Critical points on a graph are where the function's behavior changes — potentially from increasing to decreasing or vice versa. To locate these points, you set the derivative of the function to zero because at maximum and minimum points, the slope of the tangent line to the function is horizontal. But finding these points is just the start; you have to determine the nature of each critical point.

In the case of our function f(x), after substituting y = 1 - x, any values of x that turn the derivative f'(x) to zero are our critical points. However, a zero derivative doesn't always mean a minimum; it could be a maximum or an inflection point. Hence, analyzing the behavior of the function around these points is essential, which could involve using the second derivative for a concavity test or constructing a sign chart for the first derivative.
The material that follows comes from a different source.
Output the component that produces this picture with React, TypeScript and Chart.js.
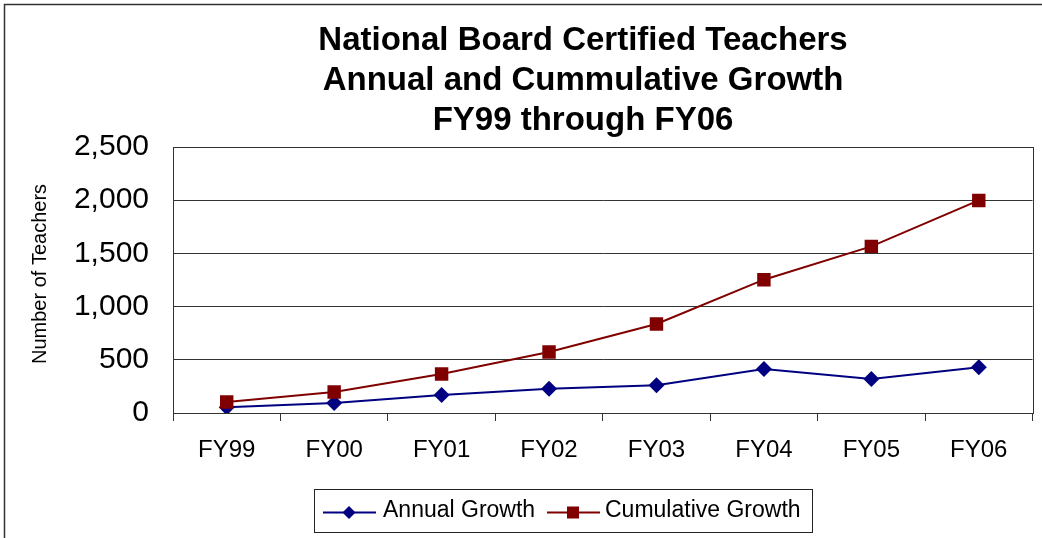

Sometimes, calculus problems get so complex that analytical methods fall short. That's when numerical methods come in to save the day. These methods use algorithms to approximate the solution to otherwise unsolvable equations. For our problem, finding the exact critical points analytically is a tough cookie to crack due to the nature of the function. So, we turn to numerical methods.

Using techniques such as Newton's method, the bisection method, or secant method, we can approximate the value of x that makes f'(x) = 0. Once we have that approximate value, we plug it back into our initial function to estimate the minimum value of the function. Although these methods don't always yield precise answers, they get us incredibly close, providing practical solutions where pure algebra can't.